Vuelvo a decir que no tengo nada que agregar a los
argumentos que se han dado de un lado o de otro, excepto lo siguiente. Si la
gracia de Dios sopla donde quiere y cuando quiere, si hay medios
extra-ordinarios para la recepción de la Gracia de Dios, si, obviamente, ningún
ser humano puede juzgar el fuero interno de la conciencia –y todo esto que acabo de decir no es ni viejo ni nuevo, ni
pre-conciliar ni post-conciliar, ni pre-este-sínodo ni después, ni conservador
ni progresista, sino sencillamente obvio en la doctrina de siempre de la
Iglesia- entonces, ¿por qué tanta preocupación? Claro que seguramente hay
católicos vueltos a casar por civil cuyo primer matrimonio fue nulo y que, por gracias extra-ordinarias, seguro
son más santos que muchos de los que se autoproclaman santos; claro que hay muchos
que están pensando en su situación y necesitan acompañamiento pastoral; claro
que a todos, sencillamente a todos, hay que llamarlos a la vida parroquial….
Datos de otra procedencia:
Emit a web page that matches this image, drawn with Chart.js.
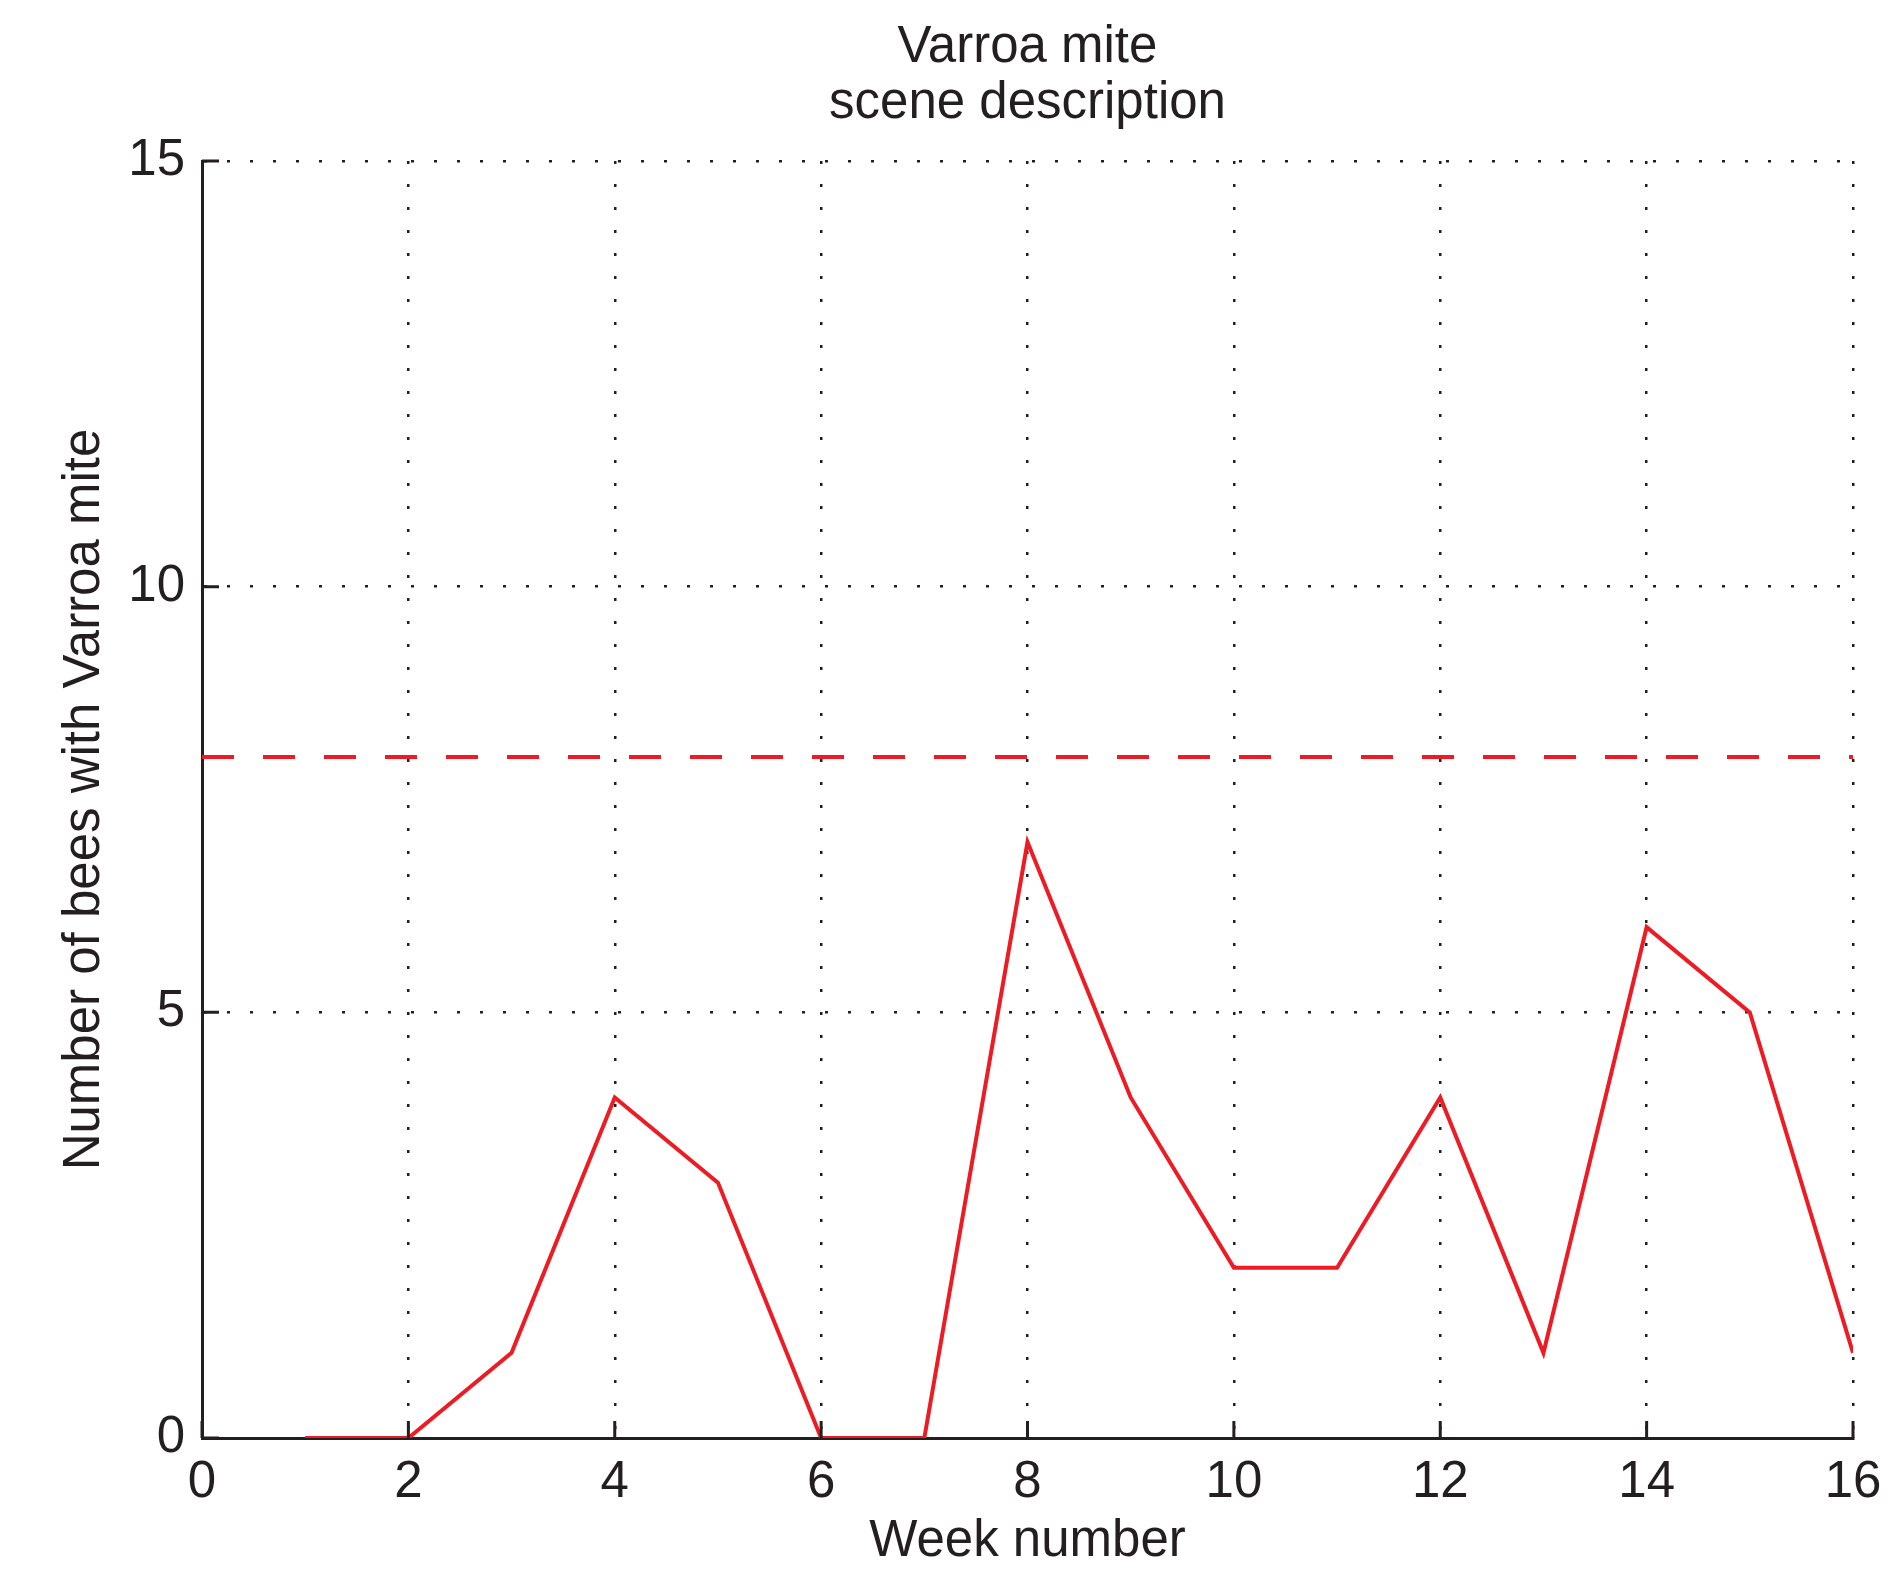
<!DOCTYPE html>
<html>
<head>
<meta charset="utf-8">
<script src="https://cdn.jsdelivr.net/npm/chart.js@4.4.1/dist/chart.umd.min.js"></script>
<style>
  html, body { margin: 0; padding: 0; background: #ffffff; }
  #wrap { width: 1903px; height: 1591px; }
  canvas { display: block; }
</style>
</head>
<body>
<div id="wrap"><canvas id="c" width="1903" height="1591"></canvas></div>
<script>
// ---- data ----
const weeks = [1, 2, 3, 4, 5, 6, 7, 8, 9, 10, 11, 12, 13, 14, 15, 16];
const beesWithMite = [0, 0, 1, 4, 3, 0, 0, 7, 4, 2, 2, 4, 1, 6, 5, 1];
const thresholdX = [0, 16];
const thresholdY = [8, 8];
const titleLines = ['Varroa mite', 'scene description'];
const xAxisTitle = 'Week number';
const yAxisTitle = 'Number of bees with Varroa mite';
const xTicks = [0, 2, 4, 6, 8, 10, 12, 14, 16];
const yTicks = [0, 5, 10, 15];

const INK = '#231f20';
const RED = '#ed1c24';
const FONT = "'Liberation Sans', Arial, Helvetica, sans-serif";

const seriesPoints = weeks.map((w, i) => ({ x: w, y: beesWithMite[i] }));
const thresholdPoints = thresholdX.map((x, i) => ({ x: x, y: thresholdY[i] }));

// inward tick marks (MATLAB style), drawn through the chart's own scales
const inwardTicks = {
  id: 'inwardTicks',
  afterDatasetsDraw(chart) {
    const { ctx, chartArea, scales } = chart;
    const len = 17;
    ctx.save();
    ctx.strokeStyle = INK;
    ctx.lineWidth = 3;
    ctx.beginPath();
    xTicks.forEach(v => {
      const px = scales.x.getPixelForValue(v);
      ctx.moveTo(px, chartArea.bottom);
      ctx.lineTo(px, chartArea.bottom - len);
    });
    yTicks.forEach(v => {
      const py = scales.y.getPixelForValue(v);
      ctx.moveTo(chartArea.left, py);
      ctx.lineTo(chartArea.left + len, py);
    });
    ctx.stroke();
    ctx.restore();
  }
};

Chart.defaults.font.family = FONT;
Chart.defaults.color = INK;

new Chart(document.getElementById('c'), {
  type: 'line',
  data: {
    datasets: [
      {
        data: seriesPoints,
        borderColor: RED,
        borderWidth: 4,
        pointRadius: 0,
        tension: 0,
        fill: false
      },
      {
        data: thresholdPoints,
        borderColor: RED,
        borderWidth: 4,
        borderDash: [32, 29],
        pointRadius: 0,
        tension: 0,
        fill: false
      }
    ]
  },
  options: {
    responsive: false,
    devicePixelRatio: 1,
    animation: false,
    events: [],
    layout: { padding: { left: 0, right: 50, top: 0, bottom: 0 } },
    plugins: {
      legend: { display: false },
      tooltip: { enabled: false },
      title: {
        display: true,
        fullSize: false,
        text: titleLines,
        color: INK,
        font: { family: FONT, size: 51, weight: 'normal', lineHeight: 56 / 51 },
        padding: { top: 20, bottom: 29 }
      }
    },
    scales: {
      x: {
        type: 'linear',
        min: 0,
        max: 16,
        afterBuildTicks(scale) { scale.ticks = xTicks.map(v => ({ value: v })); },
        afterFit(scale) { scale.height = 153; },
        ticks: {
          color: INK,
          font: { family: FONT, size: 51, lineHeight: 1 },
          padding: 19,
          maxRotation: 0,
          autoSkip: false
        },
        grid: {
          color: INK,
          lineWidth: 2.5,
          drawTicks: false
        },
        border: { display: true, color: INK, width: 3, dash: [3, 20], dashOffset: 0 },
        title: {
          display: true,
          text: xAxisTitle,
          color: INK,
          font: { family: FONT, size: 51, lineHeight: 1 },
          padding: { top: 0, bottom: 23.5 }
        }
      },
      y: {
        type: 'linear',
        min: 0,
        max: 15,
        afterBuildTicks(scale) { scale.ticks = yTicks.map(v => ({ value: v })); },
        afterFit(scale) { scale.width = 202; },
        ticks: {
          color: INK,
          font: { family: FONT, size: 51, lineHeight: 1 },
          padding: 17,
          autoSkip: false
        },
        grid: {
          color: INK,
          lineWidth: 2.5,
          drawTicks: false
        },
        border: { display: true, color: INK, width: 3, dash: [3, 20], dashOffset: 0 },
        title: {
          display: true,
          text: yAxisTitle,
          color: INK,
          font: { family: FONT, size: 51, lineHeight: 1 },
          padding: { top: 59, bottom: 0 }
        }
      }
    }
  },
  plugins: [inwardTicks]
});
</script>
</body>
</html>
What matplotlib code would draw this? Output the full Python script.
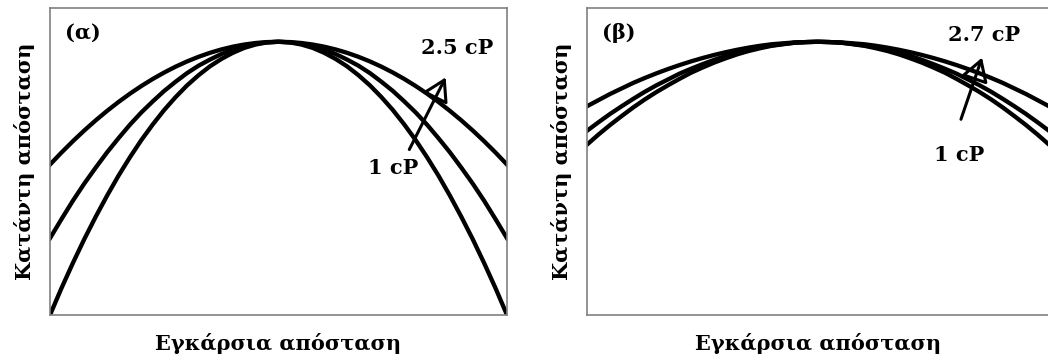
import matplotlib.pyplot as plt
import numpy as np
from matplotlib.patches import FancyArrowPatch

# transverse position, left edge to centre (profiles are symmetric)
x_half = [-1.0, -0.95, -0.9, -0.85, -0.8, -0.75, -0.7, -0.65, -0.6, -0.55, -0.5,
          -0.45, -0.4, -0.35, -0.3, -0.25, -0.2, -0.15, -0.1, -0.05, 0.0]

# panel (a): 1 cP -> 2.5 cP
a_1cP = [0.000, 0.087, 0.169, 0.247, 0.320, 0.389, 0.454, 0.514, 0.570, 0.621, 0.668,
         0.710, 0.748, 0.781, 0.810, 0.834, 0.854, 0.870, 0.881, 0.888, 0.890]
a_mid = [0.250, 0.312, 0.372, 0.428, 0.480, 0.530, 0.576, 0.620, 0.660, 0.696, 0.730,
         0.760, 0.788, 0.812, 0.832, 0.850, 0.864, 0.876, 0.884, 0.888, 0.890]
a_25cP = [0.490, 0.529, 0.566, 0.601, 0.634, 0.665, 0.694, 0.721, 0.746, 0.769, 0.790,
          0.809, 0.826, 0.841, 0.854, 0.865, 0.874, 0.881, 0.886, 0.889, 0.890]

# panel (b): 1 cP -> 2.7 cP
b_1cP = [0.555, 0.588, 0.619, 0.648, 0.676, 0.702, 0.726, 0.748, 0.769, 0.789, 0.806,
         0.822, 0.836, 0.849, 0.860, 0.869, 0.877, 0.882, 0.887, 0.889, 0.890]
b_mid = [0.600, 0.628, 0.655, 0.680, 0.704, 0.727, 0.748, 0.767, 0.786, 0.802, 0.817,
         0.831, 0.844, 0.854, 0.864, 0.872, 0.878, 0.883, 0.887, 0.889, 0.890]
b_27cP = [0.680, 0.700, 0.720, 0.738, 0.756, 0.772, 0.787, 0.801, 0.814, 0.826, 0.837,
          0.847, 0.856, 0.864, 0.871, 0.877, 0.882, 0.885, 0.888, 0.889, 0.890]


def mirror(half):
    return list(half) + list(half[-2::-1])


x_full = list(x_half) + [-v for v in x_half[-2::-1]]

plt.rcParams['font.family'] = ['DejaVu Serif']
plt.rcParams['font.weight'] = 'bold'

fig = plt.figure(figsize=(10.48, 3.6), dpi=100)
W, H = 1048, 360


def make_axes(left, right, top=8, bottom=315):
    ax = fig.add_axes([left / W, (H - bottom) / H, (right - left) / W, (bottom - top) / H])
    ax.set(xlim=(-1, 1), ylim=(0, 1), xticks=[], yticks=[])
    for s in ax.spines.values():
        s.set_color('#808080')
        s.set_linewidth(1.2)
    return ax


axA = make_axes(50, 507)
axB = make_axes(587, 1049)

for ax, curves in [(axA, [a_1cP, a_mid, a_25cP]), (axB, [b_1cP, b_mid, b_27cP])]:
    for c in curves:
        ax.plot(x_full, mirror(c), color='black', lw=3.1, solid_joinstyle='round')
    ax.set_xlabel('Εγκάρσια απόσταση', fontsize=15, fontweight='bold', labelpad=13)
    ax.set_ylabel('Κατάντη απόσταση', fontsize=15, fontweight='bold', labelpad=11)

arrow_style = '-|>,head_length=5,head_width=3'

# panel labels and viscosity annotations
axA.text(-0.934, 0.918, '(α)', fontsize=15, fontweight='bold', ha='left', va='center')
axA.text(0.781, 0.870, '2.5 cP', fontsize=15, fontweight='bold', ha='center', va='center')
axA.text(0.501, 0.479, '1 cP', fontsize=15, fontweight='bold', ha='center', va='center')
axA.add_patch(FancyArrowPatch((0.567, 0.531), (0.737, 0.782), arrowstyle=arrow_style,
                              mutation_scale=2.8, lw=2.2, fc='none', ec='black'))

axB.text(-0.935, 0.918, '(β)', fontsize=15, fontweight='bold', ha='left', va='center')
axB.text(0.719, 0.912, '2.7 cP', fontsize=15, fontweight='bold', ha='center', va='center')
axB.text(0.610, 0.521, '1 cP', fontsize=15, fontweight='bold', ha='center', va='center')
axB.add_patch(FancyArrowPatch((0.615, 0.629), (0.714, 0.847), arrowstyle=arrow_style,
                              mutation_scale=2.8, lw=2.2, fc='none', ec='black'))

fig.savefig('out.png', dpi=100)
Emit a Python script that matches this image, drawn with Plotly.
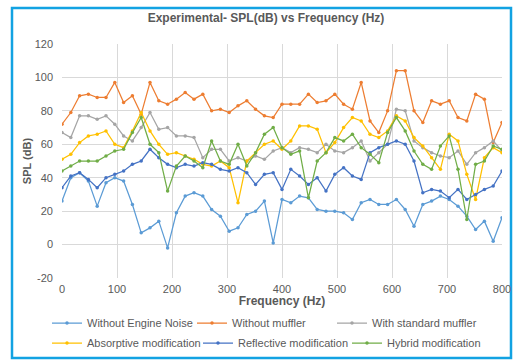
import plotly.graph_objects as go

freq = [0, 16, 32, 48, 64, 80, 96, 112, 128, 144, 160, 176, 192, 208, 224, 240, 256,
        272, 288, 304, 320, 336, 352, 368, 384, 400, 416, 432, 448, 464, 480, 496,
        512, 528, 544, 560, 576, 592, 608, 624, 640, 656, 672, 688, 704, 720, 736,
        752, 768, 784, 800]

without_engine_noise = [26, 40, 43, 38, 23, 37, 40, 38, 24, 7, 10, 14, -2, 19, 29, 31, 29,
                        21, 17, 8, 10, 18, 20, 26, 1, 27, 25, 29, 28, 21, 20, 20, 19, 15,
                        25, 27, 24, 24, 27, 21, 11, 24, 26, 29, 27, 23, 17, 9, 14, 2, 16]
without_muffler = [72, 79, 89, 90, 88, 88, 97, 85, 89, 78, 97, 86, 84, 87, 91, 87, 90, 80,
                   81, 79, 83, 86, 81, 77, 76, 84, 84, 84, 90, 85, 86, 90, 84, 81, 97, 74,
                   67, 80, 104, 104, 80, 73, 86, 84, 86, 76, 74, 90, 87, 61, 73]
with_standard_muffler = [67, 64, 77, 77, 75, 77, 72, 65, 62, 70, 79, 69, 70, 65, 65, 64, 52,
                         57, 57, 50, 52, 50, 53, 51, 56, 58, 55, 58, 57, 55, 60, 56, 55, 58,
                         62, 50, 55, 60, 81, 80, 62, 58, 55, 53, 52, 56, 48, 55, 58, 62, 56]
absorptive_modification = [51, 54, 61, 65, 66, 68, 60, 58, 68, 79, 68, 60, 54, 55, 53, 51,
                           48, 47, 50, 46, 25, 50, 55, 60, 62, 57, 62, 71, 71, 69, 55, 61,
                           70, 76, 74, 66, 64, 68, 77, 74, 64, 59, 52, 45, 66, 62, 42, 27,
                           52, 58, 55]
reflective_modification = [34, 41, 43, 39, 34, 40, 42, 44, 48, 50, 57, 52, 48, 46, 48, 47,
                           49, 48, 45, 44, 46, 43, 36, 42, 43, 33, 45, 41, 36, 40, 32, 42,
                           46, 41, 39, 55, 58, 60, 62, 60, 50, 31, 33, 32, 28, 33, 27, 30,
                           33, 35, 44]
hybrid_modification = [44, 47, 50, 50, 50, 53, 56, 57, 67, 76, 60, 55, 32, 47, 53, 50, 46,
                       62, 50, 48, 60, 47, 55, 66, 70, 58, 54, 56, 28, 50, 55, 64, 62, 66,
                       58, 54, 49, 67, 76, 68, 56, 48, 45, 59, 65, 45, 15, 48, 50, 59, 57]

series_names = ["Without Engine Noise", "Without muffler", "With standard muffler",
                "Absorptive modification", "Reflective modification", "Hybrid modification"]
series_values = [without_engine_noise, without_muffler, with_standard_muffler,
                 absorptive_modification, reflective_modification, hybrid_modification]
colors = ["#5B9BD5", "#ED7D31", "#A5A5A5", "#FFC000", "#4472C4", "#70AD47"]

x_ticks = [0, 100, 200, 300, 400, 500, 600, 700, 800]
y_ticks = [-20, 0, 20, 40, 60, 80, 100, 120]

W, H = 514, 362
L, R, T, B = 62, 12, 44, 84  # plot area: x 62..502, y 44..278

# legend text positions in pixels (text start x, center y)
legend_pos = [(87, 323), (232, 323), (372, 323), (87, 343), (238, 343), (387, 343)]

fig = go.Figure()
for i, (name, vals, col) in enumerate(zip(series_names, series_values, colors)):
    lg = "legend" if i == 0 else f"legend{i+1}"
    fig.add_trace(go.Scatter(
        x=freq, y=vals, name=name, mode="lines+markers",
        line=dict(color=col, width=1.25),
        marker=dict(color=col, size=3.5),
        legend=lg,
    ))

font_family = "Liberation Sans, Arial, sans-serif"
legends = {}
for i, (tx, ty) in enumerate(legend_pos):
    key = "legend" if i == 0 else f"legend{i+1}"
    legends[key] = dict(
        xref="container", yref="container",
        x=(tx - 40) / W, xanchor="left",
        y=1 - ty / H, yanchor="middle",
        orientation="h",
        bgcolor="rgba(0,0,0,0)",
        font=dict(family=font_family, size=11, color="#595959"),
        itemwidth=30,
    )

def px_to_paper_x(px):
    return (px - L) / (W - L - R)

def py_to_paper_y(py):
    return (H - B - py) / (H - T - B)

fig.update_layout(
    width=W, height=H,
    margin=dict(l=L, r=R, t=T, b=B, autoexpand=False),
    paper_bgcolor="white", plot_bgcolor="white",
    showlegend=True,
    title=dict(text="Experimental- SPL(dB) vs Frequency (Hz)",
               x=266 / W, xanchor="center", y=1 - 18 / H, yanchor="middle",
               xref="container", yref="container",
               font=dict(family=font_family, size=12, color="#595959", weight="bold")),
    xaxis=dict(range=[0, 800], tickvals=x_ticks, ticktext=[str(v) for v in x_ticks],
               showgrid=True, gridcolor="#D9D9D9", gridwidth=1, zeroline=False,
               showline=False, ticks="", ticklabelstandoff=3, automargin=False,
               tickfont=dict(family=font_family, size=11, color="#595959"),
               title=dict(text="Frequency (Hz)", standoff=4,
                          font=dict(family=font_family, size=12, color="#595959", weight="bold"))),
    yaxis=dict(range=[-20, 120], tickvals=y_ticks, ticktext=[str(v) for v in y_ticks],
               showgrid=True, gridcolor="#D9D9D9", gridwidth=1, zeroline=False,
               showline=False, ticks="", ticklabelstandoff=8, automargin=False,
               tickfont=dict(family=font_family, size=11, color="#595959"),
               title=dict(text="SPL (dB)", standoff=0,
                          font=dict(family=font_family, size=11, color="#595959", weight="bold"))),
    shapes=[dict(type="rect", xref="paper", yref="paper",
                 x0=px_to_paper_x(12), x1=px_to_paper_x(511),
                 y0=py_to_paper_y(358), y1=py_to_paper_y(8),
                 line=dict(color="#12A2E2", width=2.5), fillcolor="rgba(0,0,0,0)",
                 layer="below")],
    **legends,
)

fig.write_html("out.html", config={"displayModeBar": False},
               post_script="document.body.style.margin='0';document.body.style.overflow='hidden';")
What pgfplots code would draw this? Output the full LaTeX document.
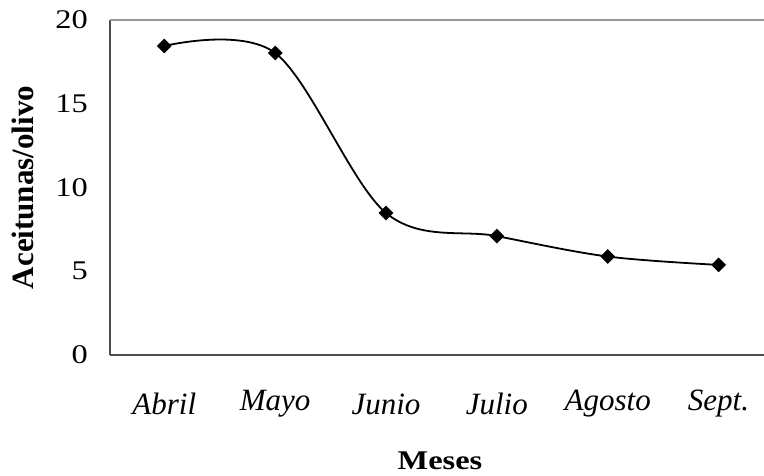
\documentclass[border=0pt]{standalone}
\usepackage{fontspec}
\setmainfont{Liberation Serif}
\usepackage{pgfplots}
\pgfplotsset{compat=1.18}

\begin{document}
\begin{tikzpicture}[x=1pt,y=1pt]
  % page = 764 x 475, axis origin at (110,120) from lower left
  \useasboundingbox (-110,-120) rectangle (654,355);
  \begin{axis}[
    at={(0,0)}, anchor=south west,
    scale only axis,
    width=654pt, height=335pt,
    xmin=-0.49, xmax=5.41,
    ymin=0, ymax=20,
    ytick={0,5,10,15,20},
    xtick={0,1,2,3,4,5},
    xticklabels={Abril,Mayo,Junio,Julio,Agosto,Sept.},
    axis x line*=bottom,
    axis y line*=left,
    axis line style={draw=black!70, line width=1.4pt},
    major tick length=0pt,
    /pgf/number format/assume math mode=true,
    xticklabel style={anchor=center, yshift=-49pt, inner sep=0pt,
      font=\fontsize{31}{34}\selectfont\itshape},
    yticklabel style={anchor=east, xshift=-22pt, inner sep=0pt, xscale=1.2,
      font=\fontsize{27}{30}\selectfont},
    xlabel={Meses},
    ylabel={Aceitunas/olivo},
    xlabel style={at={(axis description cs:0.5046,-0.3164)}, anchor=center,
      inner sep=0pt, xscale=1.2, font=\fontsize{27}{30}\selectfont\bfseries},
    ylabel style={at={(axis description cs:-0.1338,0.5)}, anchor=center,
      inner sep=0pt, font=\fontsize{31}{34}\selectfont\bfseries},
    clip=false,
  ]
    \addplot[black, line width=1.8pt, smooth, tension=0.55,
      mark=square*, mark size=4.3pt, mark options={solid, fill=black, rotate=45}]
      coordinates {
        (0,18.45) (1,18.03) (2,8.48) (3,7.10) (4,5.88) (5,5.38)
      };
    \draw[draw=black!40, line width=1.4pt] (rel axis cs:0,1) -- (rel axis cs:1,1);
  \end{axis}
\end{tikzpicture}
\end{document}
Pero entonces, ¿por qué esta obsesión por la casuística? ¿Qué vamos a hacer,
una lista explícita de lo que se debe hacer caso por caso, que pueden ser
infinitos? Y si se mantiene la norma recordada por JPII, por el bien común de
los fieles, ¿por qué habría tanto problema? Si una pareja está segura en su
interior de la justicia de la segunda unión, ¿cuál es el problema de recibir la
comunión espiritual y comenzar a pensar el proceso de nulidad? Y si no, ¿qué?
¿No se les puede dar la comunión espiritual igual y estar-con-ellos-siempre y sencillamente siempre?
Quiero decir, ¿no nos hemos puesto a jugar a Dios sin darnos
cuenta? Si Dios conoce el secreto de los corazones, ¿por qué no le dejamos a El
la casuística y mientras tanto la Iglesia toda se mantiene sencillamente fiel a
una norma general que, lamentablemente para los anti-cartesianos :-)), tiene que ser clara y
distinta para la no confusión del mensaje evangélico?
¿Por qué no podemos dejar todo lo demás a Dios, al Dios del perdón, de la misericordia y de la comprensión infinita y perfecta?
Son sólo preguntas. Perdonen todos si me he equivocado.
1 comentario:
Pero es que la raíz de todo el debate no es la comunión de divorciados vueltos a casar sino el minimum fidei que proponen Kasper y Francisco, el cual ignora la solución tan bella de JPII: que el matrimonio entre bautizados, así uno o ambos sean no-creyentes en el momento de casarse y con tal de que ambos estén dispuestos a darse exclusivamente y abiertos a la procreación, constituye en sí el comienzo del camino de la salvación y una apertura a Cristo; por ende ese matrimonio es sacramentalmente válido. La propuesta minimum fidei no es casuística sino un error doctrinal y pastoral.